‘Don’t get carried away by judges’ views on private forum; go by Indian criminal jurisprudence’

The Supreme Court has cautioned trial courts not to be influenced by the views expressed by judges or academicians on a private platform, while deciding cases and awarding punishment.

“Criminal courts have to decide cases examining the relevant facts and evidence placed before them, applying binding precedents. Judges or academicians’ opinions, predilection, fondness, inclination, proclivity on any subject, however eminent, shall not influence the decision- making process, especially when judges are called upon to decide a criminal case which rests only on the evidence adduced by the prosecution as well as defence and [be] guided by settled judicial precedents,” said a Bench of Justices K.S. Radhakrishnan and Dipak Misra while quashing life imprisonment awarded by the Madras High Court to an appellant, Omprakash.

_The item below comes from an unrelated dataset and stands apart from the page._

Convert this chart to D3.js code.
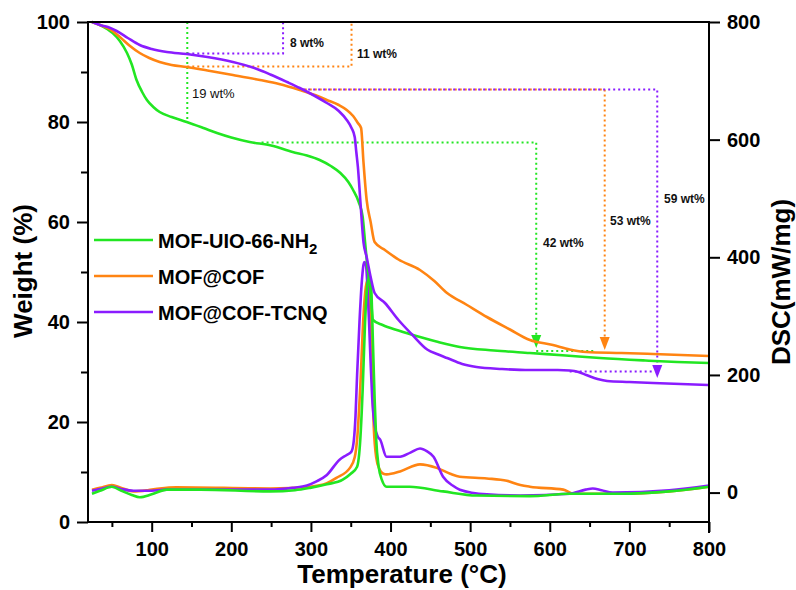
<!DOCTYPE html>
<html><head><meta charset="utf-8">
<script src="https://cdn.jsdelivr.net/npm/d3@7"></script>
<style>
html,body{margin:0;padding:0;background:#fff;}
svg{display:block;font-family:Arial,"Liberation Sans",Helvetica,sans-serif;}
</style></head>
<body><svg id="chart" width="796" height="590"></svg>
<script>
// ---------- data ----------
const seriesNames = ["MOF-UIO-66-NH2", "MOF@COF", "MOF@COF-TCNQ"];
const seriesColors = ["#22e622", "#ff8412", "#8a1cff"];

// TGA: [temperature °C, weight %]
const tgaGreen = [[25,100],[35,99.4],[45,98.5],[51,97.8],[60,96.2],[69,93.8],[75,91.5],[81,88.4],[88,86],[94,84.4],[102,83],[110,82],[125,81],[144,80],[165,78.8],[182,77.8],[200,76.9],[223,76],[250,75.3],[277,74],[295,73.3],[311,72.4],[325,71.2],[337,69.8],[347,68],[353,66.4],[360,64],[365,61],[368,56],[371,51],[374,47.8],[378,40.4],[390,39.4],[410,38.3],[437,37],[460,36],[487,35],[530,34.3],[575,33.8],[620,33.3],[663,32.8],[720,32.3],[760,32],[800,31.8]];
const tgaOrange = [[25,100],[35,99.4],[48,98.5],[60,97],[72,95.3],[85,93.8],[97,92.8],[110,92],[125,91.4],[144,91],[170,90.3],[202,89.4],[236,88.4],[260,87.6],[286,86.4],[305,85.4],[320,84.4],[335,83.4],[345,82.4],[353,81.2],[359,79.8],[363,78.8],[366,72],[370,64.4],[375,60],[380,56],[393,54.4],[410,52.5],[437,50.4],[455,48.2],[471,45.8],[495,43.5],[521,41],[550,38.5],[575,36.4],[604,35.4],[625,34.5],[646,34],[690,33.8],[730,33.6],[800,33.2]];
const tgaPurple = [[25,100],[35,99.4],[45,99],[56,98.2],[70,96.8],[85,95.4],[100,94.6],[119,94],[144,93.6],[170,93],[202,92],[225,91],[249,89.5],[270,88],[286,86.8],[305,85.2],[320,83.8],[335,82.2],[345,80.4],[351,78.8],[355,77],[357,74],[359,71],[362,64.4],[366,56],[370,53],[375,49],[380,45.8],[393,43.8],[410,40.4],[427,37.5],[446,34.5],[460,33.5],[471,32.8],[490,31.6],[508,31],[540,30.6],[575,30.4],[610,30.4],[625,30.3],[636,30],[646,29.4],[660,28.6],[672,28.2],[700,28],[730,27.8],[800,27.4]];

// DSC: [temperature °C, mW/mg]
const dscGreen = [[25,-2],[35,3],[50,10],[62,3],[75,-4],[85,-8],[100,-3],[119,5],[161,5],[249,2],[280,4],[299,8],[320,14],[340,22],[350,32],[358,44],[362,90],[365,175],[368,290],[371,355],[374,370],[376,340],[378,250],[380,160],[382,90],[385,45],[389,22],[395,10],[424,10],[466,2],[508,-5],[575,-6],[625,-2],[688,-2],[750,2],[800,10]];
const dscOrange = [[25,5],[35,8],[50,13],[62,8],[77,2],[95,4],[110,7],[131,9],[249,7],[299,10],[320,16],[332,25],[349,42],[355,60],[358,90],[362,180],[366,300],[369,350],[371,360],[373,345],[375,280],[377,190],[379,110],[382,60],[386,40],[391,32],[395,31],[412,36],[437,48],[458,42],[475,32],[487,27],[521,24],[546,20],[563,13],[575,10],[617,5],[630,-2],[688,-2],[750,2],[800,10]];
const dscPurple = [[25,3],[35,6],[50,10],[62,6],[77,3],[95,3],[119,5],[249,5],[277,8],[295,12],[307,19],[320,30],[336,56],[345,64],[351,70],[354,90],[356,130],[358,200],[361,290],[364,360],[367,392],[369,388],[371,350],[373,290],[375,220],[377,160],[380,115],[384,95],[387,90],[395,61],[412,61],[425,68],[437,75],[446,70],[454,61],[466,27],[478,12],[487,5],[521,-3],[563,-5],[625,-2],[645,5],[654,7],[665,4],[679,0],[750,4],[800,12]];

const xTicks = [100,200,300,400,500,600,700,800];
const xMinor = [50,150,250,350,450,550,650,750];
const yTicks = [0,20,40,60,80,100];
const yMinor = [10,30,50,70,90];
const y2Ticks = [0,200,400,600,800];

// weight-loss annotations (data space: temperature, weight %)
const guideLines = [
  {s:0, pts:[[144.7,100],[144.7,80]]},
  {s:0, pts:[[238,75.9],[583,75.9],[583,37.4]], arrow:[583,34.8]},
  {s:0, pts:[[583,34.2],[655,34.2]]},
  {s:1, pts:[[144.7,91.1],[351,91.1],[351,100]]},
  {s:1, pts:[[286,86.5],[669,86.5],[669,37]], arrow:[669,34.4]},
  {s:2, pts:[[144.7,93.7],[265,93.7],[265,100]]},
  {s:2, pts:[[284,86.5],[735,86.5],[735,31.4]], arrow:[735,28.8]},
  {s:2, pts:[[625,30.1],[728,30.1]]}
];
const lossLabels = [
  {text:"19 wt%", t:150.6, w:84.8, bold:false},
  {text:"8 wt%", t:273.7, w:95, bold:true},
  {text:"11 wt%", t:357.9, w:92.8, bold:true},
  {text:"42 wt%", t:591.5, w:55, bold:true},
  {text:"53 wt%", t:675.6, w:59.4, bold:true},
  {text:"59 wt%", t:743.5, w:63.8, bold:true}
];

// ---------- drawing ----------
const svg = d3.select("#chart");
svg.append("rect").attr("width",796).attr("height",590).attr("fill","#fff");
const L = 88, R = 709, T = 22, B = 522;
const x = d3.scaleLinear().domain([20,800]).range([L,R]);
const y = d3.scaleLinear().domain([0,100]).range([B,T]);
const y2 = d3.scaleLinear().domain([-50,800]).range([B,T]);

const tga = [tgaGreen, tgaOrange, tgaPurple];
const dsc = [dscGreen, dscOrange, dscPurple];

const lineT = d3.line().x(d=>x(d[0])).y(d=>y(d[1])).curve(d3.curveMonotoneX);
const lineD = d3.line().x(d=>x(d[0])).y(d=>y2(d[1])).curve(d3.curveMonotoneX);

const plot = svg.append("g");
// guides (dotted)
const guideLine = d3.line().x(d=>x(d[0])).y(d=>y(d[1]));
guideLines.forEach(g=>{
  plot.append("path").attr("d",guideLine(g.pts)).attr("fill","none")
    .attr("stroke",seriesColors[g.s]).attr("stroke-width",2).attr("stroke-dasharray","2,3");
  if(g.arrow){
    const ax = x(g.arrow[0]), ay = y(g.arrow[1]);
    plot.append("path").attr("d",`M${ax-5},${ay-13}L${ax+5},${ay-13}L${ax},${ay}Z`)
      .attr("fill",seriesColors[g.s]);
  }
});

// DSC curves
[1,2,0].forEach(i=>{
  plot.append("path").attr("d",lineD(dsc[i])).attr("fill","none")
    .attr("stroke",seriesColors[i]).attr("stroke-width",2.6).attr("stroke-linejoin","round");
});
// TGA curves
[0,1,2].forEach(i=>{
  plot.append("path").attr("d",lineT(tga[i])).attr("fill","none")
    .attr("stroke",seriesColors[i]).attr("stroke-width",2.6).attr("stroke-linejoin","round");
});

// loss labels
lossLabels.forEach(l=>{
  svg.append("text").attr("x",x(l.t)).attr("y",y(l.w)).text(l.text)
    .attr("font-size",l.bold?12:13).attr("font-weight",l.bold?"bold":"normal").attr("fill","#111");
});

// axes
const ax = svg.append("g").attr("stroke","#000").attr("stroke-width",2);
ax.append("line").attr("x1",L).attr("x2",R).attr("y1",T).attr("y2",T);
ax.append("line").attr("x1",L).attr("x2",R).attr("y1",B).attr("y2",B);
ax.append("line").attr("x1",L).attr("x2",L).attr("y1",T-1).attr("y2",B+1);
ax.append("line").attr("x1",R).attr("x2",R).attr("y1",T-1).attr("y2",B+11);

const xAxis = d3.axisBottom(x).tickValues(xTicks).tickSize(10).tickPadding(10).tickFormat(d3.format("d"));
const gx = svg.append("g").attr("transform",`translate(0,${B})`).call(xAxis);
const xAxisMinor = d3.axisBottom(x).tickValues(xMinor).tickSize(5).tickFormat("");
const gxm = svg.append("g").attr("transform",`translate(0,${B})`).call(xAxisMinor);

const yAxis = d3.axisLeft(y).tickValues(yTicks).tickSize(11).tickPadding(7).tickFormat(d3.format("d"));
const gy = svg.append("g").attr("transform",`translate(${L},0)`).call(yAxis);
const yAxisMinor = d3.axisLeft(y).tickValues(yMinor).tickSize(7).tickFormat("");
const gym = svg.append("g").attr("transform",`translate(${L},0)`).call(yAxisMinor);

const y2Axis = d3.axisRight(y2).tickValues(y2Ticks).tickSize(11).tickPadding(7).tickFormat(d3.format("d"));
const gy2 = svg.append("g").attr("transform",`translate(${R},0)`).call(y2Axis);

[gx,gxm,gy,gym,gy2].forEach(g=>{
  g.select(".domain").remove();
  g.selectAll(".tick line").attr("stroke","#000").attr("stroke-width",2);
  g.selectAll(".tick text").attr("fill","#000").attr("font-size",20).attr("font-weight","bold")
    .attr("font-family","Arial, 'Liberation Sans', sans-serif");
});

// axis titles
svg.append("text").attr("x",402).attr("y",583).attr("text-anchor","middle")
  .attr("font-size",26).attr("font-weight","bold").text("Temperature (°C)");
svg.append("text").attr("transform","translate(32,271) rotate(-90)").attr("text-anchor","middle")
  .attr("font-size",26).attr("font-weight","bold").text("Weight (%)");
svg.append("text").attr("transform","translate(790,282) rotate(-90)").attr("text-anchor","middle")
  .attr("font-size",26).attr("font-weight","bold").text("DSC(mW/mg)");

// legend
const legY = [240,276,312];
seriesNames.forEach((n,i)=>{
  svg.append("line").attr("x1",94).attr("x2",153).attr("y1",legY[i]).attr("y2",legY[i])
    .attr("stroke",seriesColors[i]).attr("stroke-width",2.6);
  const t = svg.append("text").attr("x",158).attr("y",legY[i]+8)
    .attr("font-size",20).attr("font-weight","bold").attr("fill","#000");
  if(n.endsWith("NH2")){
    t.append("tspan").text(n.slice(0,-1));
    t.append("tspan").attr("dy",6).attr("font-size",15).text("2");
  } else t.text(n);
});
</script></body></html>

The trial court had imposed the death sentence on him and another accused for robbery and murder. One of them died while the appeal was pending in the High Court.

Writing the judgment, Justice Radhakrishnan said: “The sessions court had gone astray in referring to the views expressed by the then Chief Justice of the Madras High Court in a lecture delivered at Madurai, which advice, according to the sessions judge, was taken note of by another High Court judge in delivering a judgment on a rowdy panchayat system. The sessions judge has stated he took into consideration that judgment and the provision in Section 396 of the Indian Penal Code to hold that the accused had committed murder and deserved the death sentence.

‘Casual approach, ignorance’

“Further, the trial court had opined that imposition of the death sentence under Section 396 IPC is the only weapon in the hands of the judiciary under the prevailing law to help eliminate the crime and the judgment of the trial court should be on that ground. We cannot countenance any of the reasons which weighed with the sessions judge in awarding the death sentence. The reasons...expose the ignorance of the judge of the criminal jurisprudence of this country.”

The Bench said: “We are disturbed by the casual approach of the sessions court. The ‘special reasons’ [that] weighed with the trial judge, to say the least, were only one’s predilection or inclination to award the death sentence, purely judge-centric. The trial judge has not discussed the aggravating or mitigating circumstances of this case, the approach was purely ‘crime-centric’. We are really surprised to note the ‘special reasons’ wherein he referred to the law prevailing in Arab countries like imposing a sentence of ‘slashing’, beheading, taking organ for organ like ‘eye for eye’, ‘tooth for tooth,’ and says those are the developments of criminal jurisprudence…The judge lost sight of the fact that the criminal jurisprudence of this country or our society does not recognise those types of barbaric sentences.”

Parochial attitude

On the trial judge’s reasoning that the accused came from Rajasthan, the Bench said: “We are not concerned with whether the criminals have come from 20 or 2000 km away. The trial judge says they have come to “our State,” forgetting the fact that there is nothing like ‘our State’ or ‘your State’. Such parochial attitude shall not influence or sway a judicial mind. The trial judge has further stated, since the accused had come from a far away State, about 2000 km to ‘our State’ for committing robbery and murder, the death sentence would be imposed on them.”

The Bench said that as Omprakash had already served a jail sentence for more than eight years, “we set him at liberty forthwith.”